| SET TASK |
Search the data below for the string "picture". Extract every line that contains it.

[Figure scripts]
▽
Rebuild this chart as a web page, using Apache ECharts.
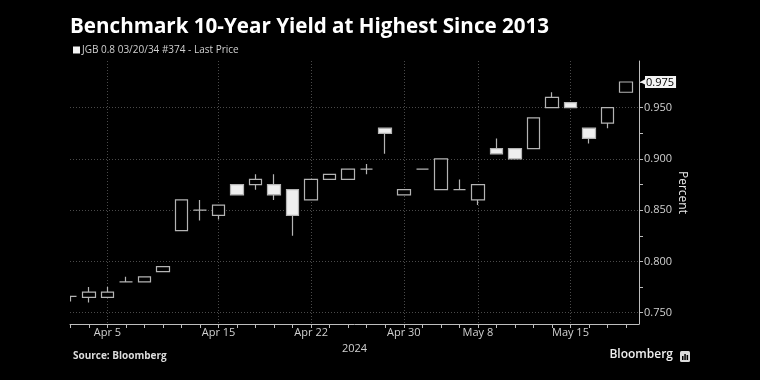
<!DOCTYPE html>
<html><head><meta charset="utf-8">
<script src="https://cdn.jsdelivr.net/npm/echarts@6/dist/echarts.min.js"></script>
<style>html,body{margin:0;padding:0;background:#000}#c{width:760px;height:380px}</style>
</head><body><div id="c"></div>
<script>
// ---- data ----
const dates = ['Apr 3','Apr 4','Apr 5','Apr 8','Apr 9','Apr 10','Apr 11','Apr 12','Apr 15','Apr 16','Apr 17','Apr 18','Apr 19','Apr 22','Apr 23','Apr 24','Apr 25','Apr 26','Apr 30','May 1','May 2','May 7','May 8','May 9','May 10','May 13','May 14','May 15','May 16','May 17','May 20'];
const opens  = [0.766,0.765,0.765,0.780,0.780,0.790,0.830,0.850,0.845,0.875,0.875,0.875,0.870,0.860,0.880,0.880,0.890,0.930,0.865,0.890,0.870,0.870,0.860,0.910,0.910,0.910,0.950,0.955,0.930,0.935,0.965];
const closes = [0.766,0.770,0.770,0.780,0.785,0.795,0.860,0.850,0.855,0.865,0.880,0.865,0.845,0.880,0.885,0.890,0.890,0.925,0.870,0.890,0.900,0.870,0.875,0.905,0.900,0.940,0.960,0.950,0.920,0.950,0.975];
const lows   = [0.761,0.760,0.765,0.780,0.780,0.790,0.830,0.840,0.841,0.865,0.870,0.860,0.825,0.860,0.880,0.880,0.885,0.905,0.865,0.890,0.870,0.870,0.855,0.905,0.900,0.910,0.950,0.950,0.915,0.930,0.965];
const highs  = [0.766,0.775,0.775,0.785,0.785,0.795,0.860,0.860,0.855,0.875,0.885,0.885,0.870,0.880,0.885,0.890,0.895,0.930,0.870,0.890,0.900,0.880,0.875,0.920,0.910,0.940,0.965,0.955,0.930,0.950,0.975];
const xTickLabels = ['Apr 5','Apr 15','Apr 22','Apr 30','May 8','May 15'];
const yTickLabels = [0.750,0.800,0.850,0.900,0.950];
const yMinorTicks = [0.750,0.775,0.800,0.825,0.850,0.875,0.900,0.925,0.950,0.975];
const seriesName = 'JGB 0.8 03/20/34 #374 - Last Price';
const titleText = 'Benchmark 10-Year Yield at Highest Since 2013';
const yearLabel = '2024';
const yName = 'Percent';

// ---- build ----
const candleData = dates.map((d, i) => [i, opens[i], closes[i], lows[i], highs[i]]);
const dayIdx = dates.map((d, i) => i);
const labelIdx = xTickLabels.map(l => dates.indexOf(l));
const lastPrice = closes[closes.length - 1];
const FONT = '"Open Sans", "Noto Sans", sans-serif';
const xMin = -0.02, xMax = 30.7, yMin = 0.739, yMax = 0.9955;
const gridLine = { show: true, lineStyle: { color: '#4a4a4a', type: [1, 2], width: 1 } };

const chart = echarts.init(document.getElementById('c'), null, { renderer: 'canvas' });
chart.setOption({
  backgroundColor: '#000',
  animation: false,
  title: {
    text: titleText, left: 70, top: 17, padding: 0,
    textStyle: { color: '#fff', fontSize: 20.6, fontWeight: 'bold', fontFamily: FONT }
  },
  legend: {
    left: 73, top: 45, padding: 0, icon: 'rect', itemWidth: 7, itemHeight: 7,
    selectedMode: false,
    textStyle: { color: '#d0d0d0', fontSize: 10, fontFamily: FONT, padding: [0, 0, 0, -3] },
    data: [{ name: seriesName, itemStyle: { color: '#f4f4f4', borderWidth: 0 } }]
  },
  grid: { left: 70, right: 121, top: 61, bottom: 56, containLabel: false },
  xAxis: [
    {
      type: 'value', position: 'bottom', min: xMin, max: xMax,
      name: yearLabel, nameLocation: 'middle', nameGap: 12,
      nameTextStyle: { color: '#d0d0d0', fontSize: 11, fontFamily: FONT },
      axisLine: { show: true, onZero: false, lineStyle: { color: '#bdbdbd', width: 1 } },
      axisTick: { show: true, length: 4, customValues: dayIdx, lineStyle: { color: '#bdbdbd' } },
      axisLabel: { show: true, customValues: labelIdx, margin: 3, color: '#d0d0d0', fontSize: 11, fontFamily: FONT,
        formatter: v => dates[Math.round(v)] },
      splitLine: { show: false }
    },
    {
      type: 'value', position: 'bottom', min: xMin, max: xMax,
      axisLine: { show: false, onZero: false },
      axisTick: { show: false, customValues: labelIdx },
      axisLabel: { show: false },
      splitLine: gridLine
    }
  ],
  yAxis: [
    {
      type: 'value', position: 'right', min: yMin, max: yMax,
      name: yName, nameLocation: 'middle', nameRotate: -90, nameGap: 37, nameMoveOverlap: false,
      nameTextStyle: { color: '#e8e8e8', fontSize: 12, fontFamily: FONT },
      axisLine: { show: true, onZero: false, lineStyle: { color: '#bdbdbd', width: 1 } },
      axisTick: { show: true, length: 4, customValues: yTickLabels, lineStyle: { color: '#bdbdbd' } },
      axisLabel: { show: true, customValues: yTickLabels, margin: 5, color: '#d0d0d0', fontSize: 11, fontFamily: FONT,
        formatter: v => v.toFixed(3) },
      splitLine: gridLine
    },
    {
      type: 'value', position: 'right', min: yMin, max: yMax,
      axisLine: { show: false, onZero: false },
      axisTick: { show: true, length: 4, customValues: yMinorTicks, lineStyle: { color: '#bdbdbd' } },
      axisLabel: {
        show: true, customValues: [lastPrice], margin: 1, fontFamily: FONT,
        formatter: v => '{a|◀}{b|' + v.toFixed(3) + '}',
        rich: {
          a: { color: '#f4f4f4', fontSize: 8, padding: [0, -1, 0, 0] },
          b: { color: '#000', backgroundColor: '#f4f4f4', fontSize: 11, padding: [1, 2, 0, 1], fontFamily: FONT }
        }
      },
      splitLine: { show: false }
    }
  ],
  series: [{
    name: seriesName, type: 'candlestick', xAxisIndex: 0, yAxisIndex: 0,
    encode: { x: 0, y: [1, 2, 3, 4] },
    barWidth: 13, clip: true,
    itemStyle: { color: '#000', borderColor: '#b4b4b4', color0: '#efefef', borderColor0: '#b4b4b4', borderWidth: 1.2 },
    data: candleData
  }],
  graphic: [
    // mask that clips the first, partly visible candle at the plot's left edge
    { type: 'rect', left: 50, top: 60, z: 100, shape: { width: 20, height: 262 }, style: { fill: '#000' } },
    { type: 'text', left: 73, top: 351, style: { text: 'Source: Bloomberg', fill: '#dcdcdc', font: 'bold 10px ' + FONT } },
    { type: 'text', right: 87, top: 349, style: { text: 'Bloomberg', fill: '#f0f0f0', font: '600 12px ' + FONT } },
    { type: 'group', left: 680, top: 351, children: [
      { type: 'rect', shape: { x: 0, y: 0, width: 10, height: 11, r: 1.5 }, style: { fill: '#dcdcdc' } },
      { type: 'rect', shape: { x: 2, y: 5, width: 1.5, height: 4 }, style: { fill: '#000' } },
      { type: 'rect', shape: { x: 4.3, y: 3, width: 1.5, height: 6 }, style: { fill: '#000' } },
      { type: 'rect', shape: { x: 6.6, y: 4, width: 1.5, height: 5 }, style: { fill: '#000' } }
    ] }
  ]
});
</script></body></html>
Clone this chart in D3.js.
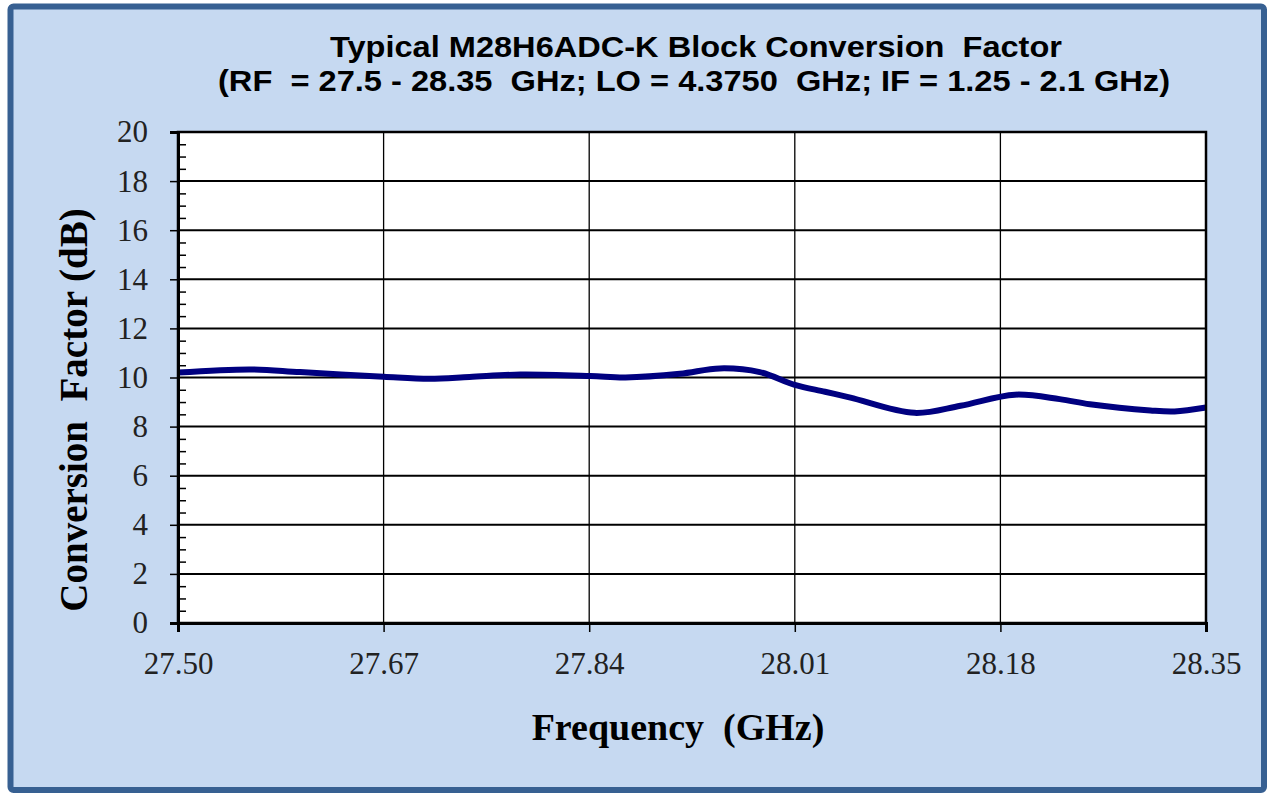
<!DOCTYPE html>
<html>
<head>
<meta charset="utf-8">
<script src="https://cdn.jsdelivr.net/npm/d3@7"></script>
<style>
  body { margin: 0; background: #fff; }
  svg text { white-space: pre; }
</style>
</head>
<body>
<div id="chart"></div>
<script>
// values
var freqGHz = [27.500, 27.560, 27.601, 27.670, 27.708, 27.741, 27.783, 27.841, 27.870, 27.915,
               27.948, 27.981, 28.010, 28.035, 28.056, 28.109, 28.147, 28.192, 28.229, 28.254,
               28.304, 28.324, 28.350];
var conversionDb = [10.20, 10.33, 10.22, 10.03, 9.95, 10.02, 10.12, 10.06, 10.00, 10.15,
                    10.37, 10.22, 9.70, 9.42, 9.18, 8.56, 8.85, 9.30, 9.12, 8.91,
                    8.66, 8.62, 8.78];
var xTickValues = [27.50, 27.67, 27.84, 28.01, 28.18, 28.35];
var yTickValues = [0, 2, 4, 6, 8, 10, 12, 14, 16, 18, 20];
var titleLines = ['Typical M28H6ADC-K Block Conversion  Factor',
                  '(RF  = 27.5 - 28.35  GHz; LO = 4.3750  GHz; IF = 1.25 - 2.1 GHz)'];
var titleWidths = [732, 952];

var width = 1267, height = 793;
var plot = { left: 178, top: 132, right: 1206, bottom: 623 };

var svg = d3.select('#chart').append('svg')
  .attr('width', width)
  .attr('height', height);

// outer panel
svg.append('rect')
  .attr('x', 10.5).attr('y', 6.5)
  .attr('width', 1253.5).attr('height', 783.5)
  .attr('rx', 3)
  .attr('fill', '#c6d9f1')
  .attr('stroke', '#376092')
  .attr('stroke-width', 6);

// title (stretched to the width it has in the original)
svg.selectAll('.title')
  .data(titleLines)
  .enter()
  .append('text')
    .attr('class', 'title')
    .attr('x', function(d, i){ return i == 0 ? 330 : 218 })
    .attr('y', function(d, i){ return 57 + i * 34 })
    .attr('textLength', function(d, i){ return titleWidths[i] })
    .attr('lengthAdjust', 'spacingAndGlyphs')
    .style('font-family', '"Liberation Sans", Arial, sans-serif')
    .style('font-weight', 'bold')
    .style('font-size', '29px')
    .text(function(d){ return d });

var x = d3.scaleLinear().domain([27.5, 28.35]).range([plot.left, plot.right]);
var y = d3.scaleLinear().domain([0, 20]).range([plot.bottom, plot.top]);

// plot background
svg.append('rect')
  .attr('x', plot.left).attr('y', plot.top)
  .attr('width', plot.right - plot.left)
  .attr('height', plot.bottom - plot.top)
  .attr('fill', '#fff');

// grid lines
svg.append('g')
  .selectAll('line')
  .data(yTickValues.slice(1))
  .enter()
  .append('line')
    .attr('x1', plot.left).attr('x2', plot.right)
    .attr('y1', function(d){ return y(d) })
    .attr('y2', function(d){ return y(d) })
    .attr('stroke', '#000')
    .attr('stroke-width', 2);

svg.append('g')
  .selectAll('line')
  .data(xTickValues.slice(1))
  .enter()
  .append('line')
    .attr('x1', function(d){ return x(d) })
    .attr('x2', function(d){ return x(d) })
    .attr('y1', plot.top).attr('y2', plot.bottom)
    .attr('stroke', '#000')
    .attr('stroke-width', 1.3);

// data line
var line = d3.line()
  .x(function(d){ return x(d[0]) })
  .y(function(d){ return y(d[1]) })
  .curve(d3.curveCatmullRom.alpha(0.5));

svg.append('path')
  .datum(d3.zip(freqGHz, conversionDb))
  .attr('d', line)
  .attr('fill', 'none')
  .attr('stroke', '#000080')
  .attr('stroke-width', 6)
  .attr('stroke-linejoin', 'round');

// plot frame (top / right)
svg.append('rect')
  .attr('x', plot.left).attr('y', plot.top)
  .attr('width', plot.right - plot.left)
  .attr('height', plot.bottom - plot.top)
  .attr('fill', 'none')
  .attr('stroke', '#000')
  .attr('stroke-width', 2.5);

var tickFont = '"Liberation Serif", "Times New Roman", serif';

// y axis: major ticks outside, minor ticks inside
svg.append('g')
  .attr('transform', 'translate(' + plot.left + ',0)')
  .call(d3.axisLeft(y).tickValues(d3.range(0, 20.01, 0.5).filter(function(v){ return v % 2 !== 0 }))
    .tickSize(-8).tickFormat(''))
  .call(function(g){ g.select('.domain').remove() })
  .selectAll('line').attr('stroke-width', 1.5);

svg.append('g')
  .attr('transform', 'translate(' + plot.left + ',0)')
  .call(d3.axisLeft(y).tickValues(yTickValues).tickSize(8).tickPadding(22).tickFormat(d3.format('d')))
  .call(function(g){
    g.select('.domain').attr('stroke-width', 3);
    g.selectAll('line').attr('stroke-width', 1.5);
    g.selectAll('text')
      .style('font-family', tickFont)
      .style('font-size', '31px')
      .attr('fill', '#222');
  });

// x axis
svg.append('g')
  .attr('transform', 'translate(0,' + plot.bottom + ')')
  .call(d3.axisBottom(x).tickValues(xTickValues).tickSize(9).tickPadding(20).tickFormat(d3.format('.2f')))
  .call(function(g){
    g.select('.domain').attr('stroke-width', 3);
    g.selectAll('line').attr('stroke-width', 1.5);
    g.selectAll('text')
      .style('font-family', tickFont)
      .style('font-size', '31px')
      .attr('fill', '#222');
  });

// axis titles
svg.append('text')
  .attr('x', 678)
  .attr('y', 740)
  .attr('text-anchor', 'middle')
  .style('font-family', tickFont)
  .style('font-weight', 'bold')
  .style('font-size', '38px')
  .text('Frequency  (GHz)');

svg.append('text')
  .attr('transform', 'translate(87,410) rotate(-90)')
  .attr('text-anchor', 'middle')
  .style('font-family', tickFont)
  .style('font-weight', 'bold')
  .style('font-size', '39px')
  .text('Conversion  Factor (dB)');
</script>
</body>
</html>
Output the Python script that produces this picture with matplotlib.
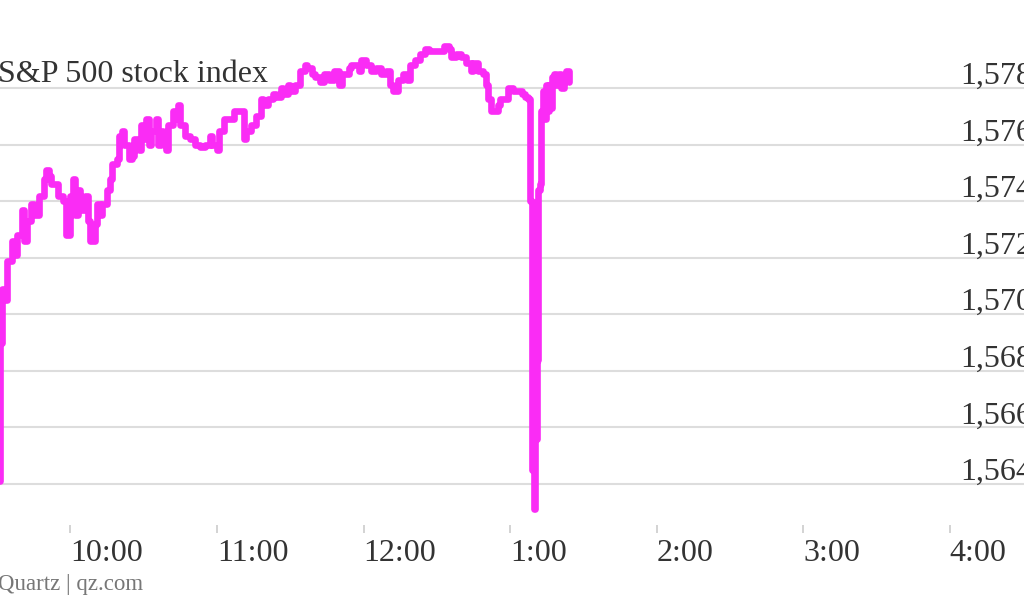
import matplotlib as mpl
import matplotlib.pyplot as plt
import pandas as pd

# S&P 500 intraday, 23 Apr 2013
DAY = "2013-04-23 "

times = [
    "09:30", "09:31", "09:32", "09:33", "09:34", "09:36", "09:37", "09:38",
    "09:40", "09:41", "09:42", "09:44", "09:45", "09:47", "09:49", "09:50",
    "09:51", "09:52", "09:54", "09:55", "09:57", "09:58", "10:00", "10:01",
    "10:02", "10:03", "10:04", "10:06", "10:07", "10:08", "10:10", "10:11",
    "10:12", "10:13", "10:15", "10:16", "10:17", "10:19", "10:20", "10:21",
    "10:22", "10:24", "10:25", "10:26", "10:28", "10:29", "10:30", "10:31",
    "10:32", "10:33", "10:35", "10:36", "10:37", "10:38", "10:39", "10:40",
    "10:42", "10:43", "10:44", "10:45", "10:47", "10:49", "10:51", "10:53",
    "10:55", "10:57", "10:58", "11:00", "11:01", "11:03", "11:05", "11:07",
    "11:09", "11:11", "11:12", "11:14", "11:16", "11:18", "11:19", "11:21",
    "11:23", "11:24", "11:26", "11:27", "11:29", "11:30", "11:32", "11:34",
    "11:36", "11:37", "11:39", "11:40", "11:42", "11:44", "11:46", "11:48",
    "11:50", "11:51", "11:54", "11:55", "11:58", "11:59", "12:01", "12:03",
    "12:05", "12:07", "12:09", "12:11", "12:12", "12:14", "12:16", "12:18",
    "12:19", "12:21", "12:23", "12:25", "12:27", "12:29", "12:31", "12:33",
    "12:35", "12:36", "12:38", "12:40", "12:42", "12:44", "12:45", "12:47",
    "12:49", "12:50", "12:51", "12:52", "12:53", "12:55", "12:56", "12:58",
    "12:59", "13:01", "13:03", "13:05", "13:06", "13:07:20", "13:08:10",
    "13:09:00", "13:09:50", "13:10:10", "13:11:00", "13:11:20", "13:12:10",
    "13:12:40", "13:13:30", "13:14:00", "13:14:40", "13:15:20", "13:16:00",
    "13:16:40", "13:17:20", "13:18", "13:19", "13:20", "13:21", "13:22",
    "13:23", "13:24",
]

values = [
    1564.1, 1569.0, 1570.9, 1570.5, 1571.9, 1572.6, 1572.1, 1572.8,
    1573.7, 1572.6, 1573.3, 1573.9, 1573.5, 1574.2, 1574.8, 1575.1,
    1574.9, 1574.6, 1574.6, 1574.2, 1574.0, 1572.8, 1574.2, 1574.8,
    1573.5, 1574.4, 1573.7, 1574.2, 1573.3, 1572.6, 1573.2, 1573.9,
    1573.5, 1573.9, 1574.4, 1574.8, 1575.3, 1575.5, 1576.3, 1576.5,
    1576.0, 1575.5, 1575.6, 1576.2, 1575.8, 1576.7, 1576.2, 1576.9,
    1576.0, 1576.5, 1576.9, 1576.0, 1576.5, 1576.2, 1575.8, 1576.7,
    1577.2, 1576.9, 1577.4, 1576.7, 1576.3, 1576.2, 1576.0, 1575.9,
    1576.0, 1576.3, 1576.0, 1575.8, 1576.5, 1576.9, 1576.9, 1577.2,
    1577.2, 1576.2, 1576.5, 1576.7, 1577.0, 1577.6, 1577.4, 1577.6,
    1577.8, 1577.7, 1578.0, 1577.8, 1578.1, 1577.9, 1578.1, 1578.6,
    1578.8, 1578.7, 1578.5, 1578.4, 1578.2, 1578.5, 1578.3, 1578.6,
    1578.1, 1578.5, 1578.7, 1578.8, 1578.6, 1579.0, 1578.8, 1578.6,
    1578.7, 1578.5, 1578.6, 1578.1, 1577.9, 1578.3, 1578.5, 1578.3,
    1578.8, 1579.0, 1579.2, 1579.4, 1579.3, 1579.3, 1579.3, 1579.5,
    1579.4, 1579.1, 1579.2, 1579.1, 1578.9, 1578.6, 1578.9, 1578.6,
    1578.5, 1578.1, 1577.6, 1577.2, 1577.2, 1577.4, 1577.6, 1577.6,
    1578.0, 1577.9, 1577.9, 1577.8, 1577.7, 1577.6, 1574.0,
    1564.5, 1563.1, 1565.6, 1568.4, 1574.4, 1574.6,
    1577.2, 1577.9, 1576.9, 1578.1, 1577.2, 1578.1,
    1577.3, 1578.4, 1578.5, 1578.1, 1578.5, 1578.0, 1578.3,
    1578.6, 1578.2,
]

x_ticks = ["10:00", "11:00", "12:00", "13:00", "14:00", "15:00", "16:00"]
x_tick_labels = ["10:00", "11:00", "12:00", "1:00", "2:00", "3:00", "4:00"]
y_ticks = [1564, 1566, 1568, 1570, 1572, 1574, 1576, 1578]

TEXT = "#333333"
GRID = "#dddddd"
LINE = "#fa2cf5"

mpl.rcParams["font.family"] = ["Liberation Serif", "DejaVu Serif"]


def to_dt(t):
    if t.count(":") == 1:
        t = t + ":00"
    return pd.Timestamp(DAY + t)


x = [to_dt(t) for t in times]

fig = plt.figure(figsize=(10.24, 6), dpi=100)
ax = fig.add_axes([0, 0.125, 1, 0.8083])

# gridlines + right-hand labels sitting just above each line
for v in y_ticks:
    ax.axhline(v, color=GRID, lw=1.5, zorder=1)
    ax.annotate(f"{v:,}", xy=(0.9375, v), xycoords=("axes fraction", "data"),
                xytext=(0, 4), textcoords="offset pixels",
                ha="left", va="baseline", fontsize=23, color=TEXT)

ax.plot(x, values, color=LINE, lw=4.8, drawstyle="steps-post",
        solid_joinstyle="round", solid_capstyle="round", zorder=3)

ax.set_xlim(to_dt("09:31:08"), to_dt("16:30:27"))
ax.set_ylim(1562.55, 1579.70)

ax.set_xticks([to_dt(t) for t in x_ticks])
ax.set_xticklabels(x_tick_labels)
ax.tick_params(axis="x", length=5.8, width=1.2, color="#cccccc",
               labelsize=23, labelcolor=TEXT, pad=4)
for lbl in ax.get_xticklabels():
    lbl.set_horizontalalignment("left")
ax.set_yticks([])
for s in ax.spines.values():
    s.set_visible(False)

fig.text(-0.002, 0.863, "S&P 500 stock index", ha="left", va="baseline",
         fontsize=23, color=TEXT)
fig.text(-0.002, 0.016, "Quartz | qz.com", ha="left", va="baseline",
         fontsize=16.5, color="#777777")

fig.savefig("out.png", dpi=100)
△
| SOLVED EXERCISE |
Output the Python script that produces this picture with matplotlib.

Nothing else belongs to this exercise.